Market pulse: risk-on returns to Toronto as the loonie quietly firms
Call it a truce of nerves. The S&P/TSX Composite staged its best trading day since the Middle East conflict began, a sharp rebound that reminded investors why Canada’s market can feel like a pressure valve for North American risk appetite. With futures edging up ahead of both the U.S. Federal Reserve and Bank of Canada decisions, traders moved from defense to offense — at least for a session.
There was a clear supporting cast. The Canadian dollar — the loonie — traded roughly 0.3% higher at 73.13 U.S. cents, and the Canadian government 10-year bond yield slid 7.1 basis points to 3.437%. Put those together and you get a snapshot of two simultaneous flows: equity-seeking capital and a relief bid that bid up the currency.

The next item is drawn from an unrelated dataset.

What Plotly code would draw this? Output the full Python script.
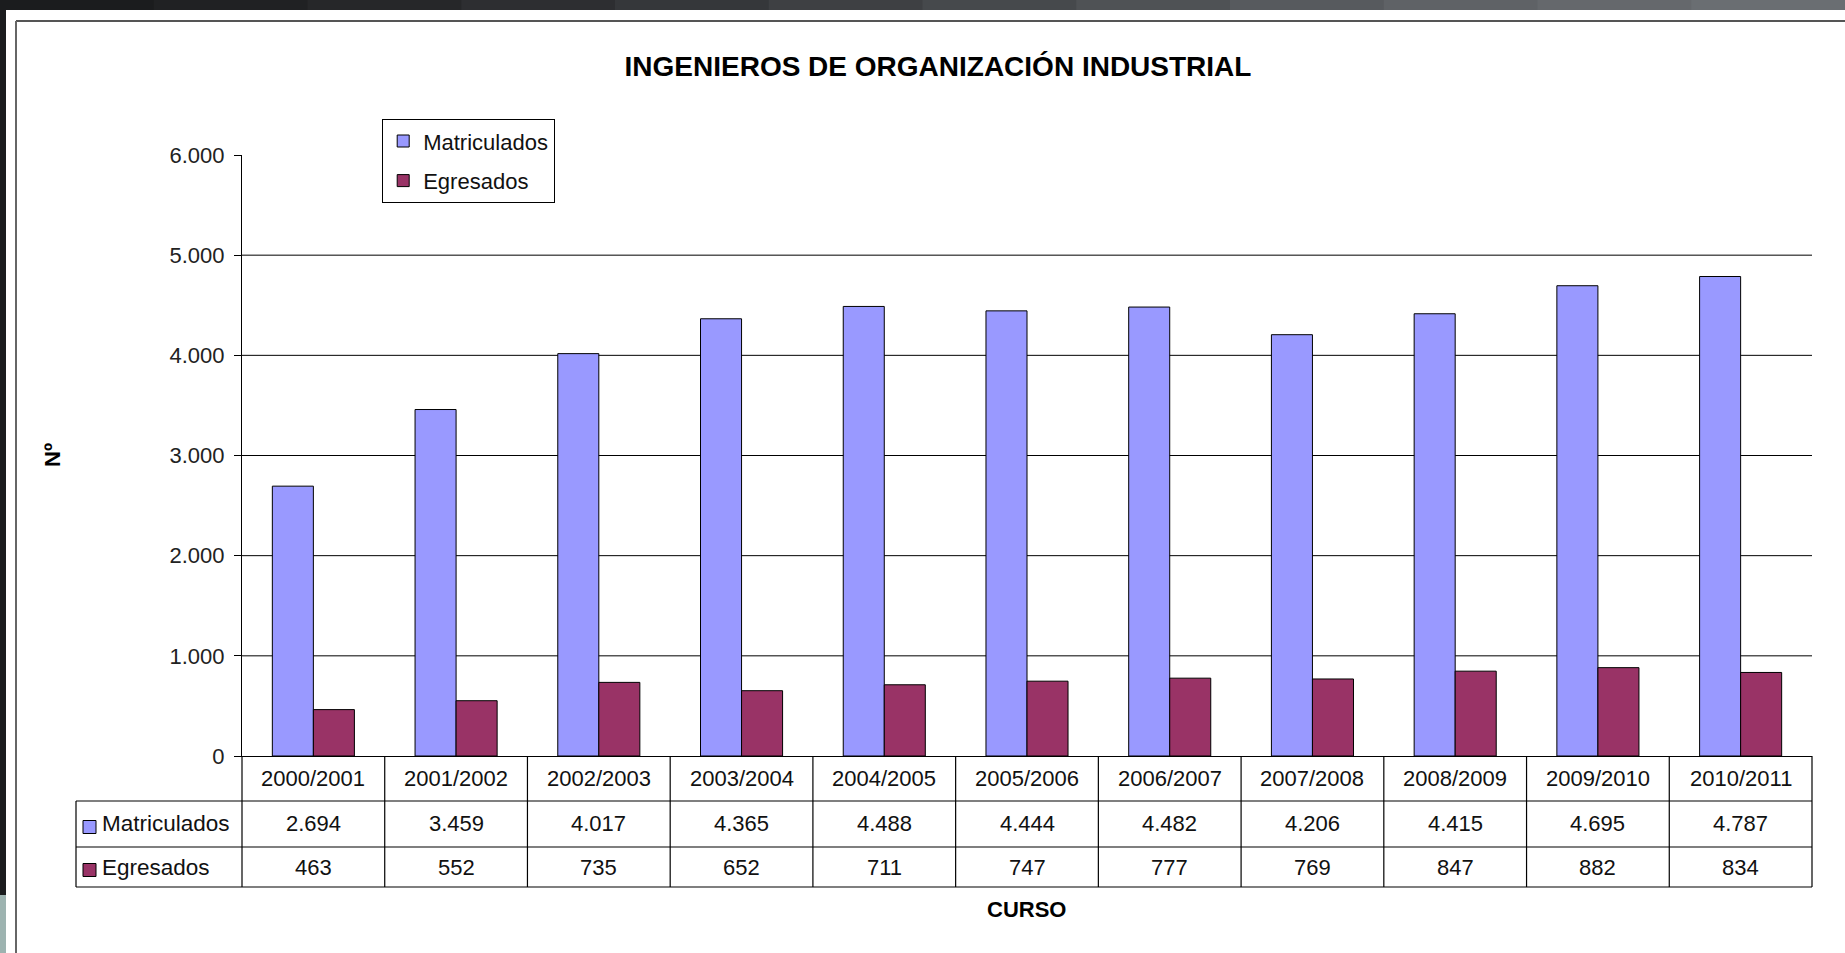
import plotly.graph_objects as go

# ---------------- data ----------------
cursos = ["2000/2001", "2001/2002", "2002/2003", "2003/2004", "2004/2005", "2005/2006",
          "2006/2007", "2007/2008", "2008/2009", "2009/2010", "2010/2011"]
matriculados = [2694, 3459, 4017, 4365, 4488, 4444, 4482, 4206, 4415, 4695, 4787]
egresados = [463, 552, 735, 652, 711, 747, 777, 769, 847, 882, 834]
y_ticks = [0, 1000, 2000, 3000, 4000, 5000, 6000]
grid_vals = [1000, 2000, 3000, 4000, 5000]

title_text = "INGENIEROS DE ORGANIZACIÓN INDUSTRIAL"
serie_names = ["Matriculados", "Egresados"]
serie_colors = ["#9999FF", "#993366"]

# ---------------- layout geometry (pixels) ----------------
W, H = 1845, 953
L, R, T, B = 242, 1812, 155, 756
PW, PH = R - L, B - T


def px(x):
    return (x - L) / PW


def py(y):
    return (B - y) / PH


FONT = "Liberation Sans, Arial, sans-serif"


def fmt(v):
    return f"{v:,}".replace(",", ".")


fig = go.Figure()
for name, vals, col in zip(serie_names, [matriculados, egresados], serie_colors):
    fig.add_trace(go.Bar(
        x=cursos, y=vals, name=name, legendgroup=name,
        marker=dict(color=col, line=dict(color="black", width=1)),
    ))

shapes = []
annotations = []

# background frame decorations
top_cols = ["#1b1c1e", "#202123", "#262729", "#2d2e31", "#35373a", "#3e4043",
            "#46494c", "#4f5255", "#575a5e", "#5f6266", "#65686c", "#6a6e72"]
seg = W / len(top_cols)
for i, c in enumerate(top_cols):
    shapes.append(dict(type="rect", xref="paper", yref="paper",
                       x0=px(i * seg), x1=px((i + 1) * seg + 1), y0=py(0), y1=py(10),
                       fillcolor=c, line=dict(width=0), layer="below"))
shapes.append(dict(type="rect", xref="paper", yref="paper",
                   x0=px(0), x1=px(6), y0=py(0), y1=py(895),
                   fillcolor="#1b1c1e", line=dict(width=0), layer="below"))
shapes.append(dict(type="rect", xref="paper", yref="paper",
                   x0=px(0), x1=px(6), y0=py(895), y1=py(953),
                   fillcolor="#9db3b0", line=dict(width=0), layer="below"))
# frame border
shapes.append(dict(type="line", xref="paper", yref="paper",
                   x0=px(16), x1=px(1845), y0=py(21), y1=py(21),
                   line=dict(color="#555555", width=2)))
shapes.append(dict(type="line", xref="paper", yref="paper",
                   x0=px(16), x1=px(16), y0=py(21), y1=py(953),
                   line=dict(color="#666666", width=2)))

# gridlines (no line at the 6.000 top)
for g in grid_vals:
    shapes.append(dict(type="line", xref="paper", yref="y", x0=0, x1=1, y0=g, y1=g,
                       line=dict(color="black", width=1), layer="below"))

# data table
row_top, row1, row2, row3 = B, 801, 847, 887
LBL = 76
lw = dict(color="black", width=1.2)
for yy in (row1, row2, row3):
    shapes.append(dict(type="line", xref="paper", yref="paper",
                       x0=px(LBL), x1=1, y0=py(yy), y1=py(yy), line=lw))
shapes.append(dict(type="line", xref="paper", yref="paper",
                   x0=px(LBL), x1=px(LBL), y0=py(row1), y1=py(row3), line=lw))
shapes.append(dict(type="line", xref="paper", yref="paper",
                   x0=0, x1=0, y0=py(row_top), y1=py(row3), line=lw))
shapes.append(dict(type="line", xref="paper", yref="paper",
                   x0=1, x1=1, y0=py(row_top), y1=py(row3), line=lw))
for i in range(1, len(cursos)):
    shapes.append(dict(type="line", xref="x", yref="paper",
                       x0=i - 0.5, x1=i - 0.5, y0=py(row_top), y1=py(row3), line=lw))

tfont = dict(family=FONT, size=22, color="#111111")
for i, c in enumerate(cursos):
    annotations.append(dict(x=c, xref="x", y=py((row_top + row1) / 2), yref="paper",
                            text=c, showarrow=False, font=tfont,
                            xanchor="center", yanchor="middle"))
for vals, (ya, yb) in zip([matriculados, egresados], [(row1, row2), (row2, row3)]):
    for c, v in zip(cursos, vals):
        annotations.append(dict(x=c, xref="x", y=py((ya + yb) / 2), yref="paper",
                                text=fmt(v), showarrow=False, font=tfont,
                                xanchor="center", yanchor="middle"))

for name, col, (ya, yb) in zip(serie_names, serie_colors, [(row1, row2), (row2, row3)]):
    yc = (ya + yb) / 2 + 3
    shapes.append(dict(type="rect", xref="paper", yref="paper",
                       x0=px(83), x1=px(96), y0=py(yc - 6.5), y1=py(yc + 6.5),
                       fillcolor=col, line=dict(color="black", width=1)))
    annotations.append(dict(x=px(100), xref="paper", y=py((ya + yb) / 2), yref="paper",
                            text=name, showarrow=False, font=dict(tfont, size=22.5),
                            xanchor="left", yanchor="middle"))

# axis titles
annotations.append(dict(x=px(52), xref="paper", y=py(455), yref="paper",
                        text="<b>Nº</b>", textangle=-90, showarrow=False,
                        font=dict(family=FONT, size=22, color="black"),
                        xanchor="center", yanchor="middle"))
annotations.append(dict(x=px(1026), xref="paper", y=py(909), yref="paper",
                        text="<b>CURSO</b>", showarrow=False,
                        font=dict(family=FONT, size=22, color="black"),
                        xanchor="center", yanchor="middle"))

fig.update_layout(
    width=W, height=H,
    margin=dict(l=L, r=W - R, t=T, b=H - B, pad=0),
    paper_bgcolor="white", plot_bgcolor="white",
    separators=",.",
    barmode="group", bargap=0.425, bargroupgap=0,
    title=dict(text="<b>" + title_text + "</b>", xref="container", yref="container",
               x=938 / W, y=1 - 66 / H, xanchor="center", yanchor="middle",
               font=dict(family=FONT, size=28, color="black")),
    font=dict(family=FONT, size=22, color="#111111"),
    showlegend=True,
    legend=dict(x=px(382), y=py(119), xanchor="left", yanchor="top",
                bgcolor="white", bordercolor="black", borderwidth=1.2,
                font=dict(family=FONT, size=22, color="#111111"),
                itemwidth=30, traceorder="grouped", tracegroupgap=8),
    xaxis=dict(type="category", showticklabels=False, ticks="", showgrid=False,
               showline=True, linecolor="black", linewidth=1.2, zeroline=False,
               range=[-0.5, len(cursos) - 0.5], fixedrange=True),
    yaxis=dict(range=[0, 6000], tickvals=y_ticks, tickformat=",d", showgrid=False,
               zeroline=False, showline=True, linecolor="black", linewidth=1.2,
               ticks="outside", ticklen=7, tickcolor="black", tickwidth=1.2,
               ticklabelstandoff=5,
               tickfont=dict(family=FONT, size=22, color="#222222")),
    shapes=shapes, annotations=annotations,
)

fig.write_html("out.html", config={"displayModeBar": False},
               post_script="document.body.style.margin='0';document.body.style.overflow='hidden';")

Why the loonie gained (and what it means)
The 0.3% rise in the loonie to US$0.7313 wasn’t driven by a single headline so much as a cocktail of forces: easing geopolitical risk, a softer tone in oil that reduced near-term inflation fears, and cross-border repositioning ahead of central bank decisions. A firmer loonie is a double-edged sword for Canadian investors. Consumers and importers breathe easier because imported goods get cheaper, but exporters and resource companies — the backbone of the TSX — can face margin pressure when the dollar rises.
Names to watch: big integrated energy and commodity producers, including Suncor ($SU.TO) and Canadian Natural Resources ($CNQ.TO), and large miners such as Barrick Gold ($ABX.TO) and fertilizer leader Nutrien ($NTR.TO). A stronger loonie cuts the CAD value of U.S.-priced commodity receipts, so these stocks remain sensitive to FX moves even when oil or metals rally.
Bond yields fell. That’s bullish risk-taking.
The 10-year slipping to 3.437% — down 7.1 bps — is a quiet tell: traders were happy to accept lower term premia as risk sentiment improved. Falling yields alongside rising equities can indicate fresh capital flows into both stocks and high-quality Canadian government debt, a little paradox that signals relief rather than panic. For fixed-income investors, lower yields mean mark-to-market gains but also lower prospective income going forward; duration exposure benefited in the near term, but be mindful of potential policy shocks around the Fed and BoC.
Oil, sectors, and the cross-border policy cliff
Easing oil prices helped lift overall sentiment by dialing down inflation worry. That enabled cyclicals and rate-sensitive names to rally, though energy stocks’ direct sensitivity to oil means the story is nuanced — a modest drop in WTI may hurt upstream margins but help broader economic growth expectations. Materials and industrials on the TSX also rallied as commodity-price stabilization reduced recession odds.
Traders are positioning tactically: long equities into a risk-on day, short duration into policy noise.
What investors should do next
- Revisit asset allocation: take the opportunity to rebalance — trim outsized winners and redeploy into underweight sectors or higher-quality names.
- Currency hedging: if you hold CAD-listed exporters or foreign assets, consider partial FX hedges. A 0.3% move is small, but volatility can spike around central bank days.
- Fixed-income posture: with yields down, consider laddering or barbell strategies to manage reinvestment risk; avoid assuming yields will keep falling without volatility around the Fed/BoC.
- Positioning ahead of Fed/BoC: favor liquidity and optionality. Use smaller size, consider protective options, and don’t let one good day turn into complacency.
In short: today’s rally felt like a deep breath — not a full exhale. The TSX’s bounce and a firmer loonie are encouraging, but investors should treat the run-up to dual policy decisions as an all-hands-on-deck moment. Keep your allocation disciplined, your hedges tidy, and your expectations humble; markets can reprice faster than a ticker updates.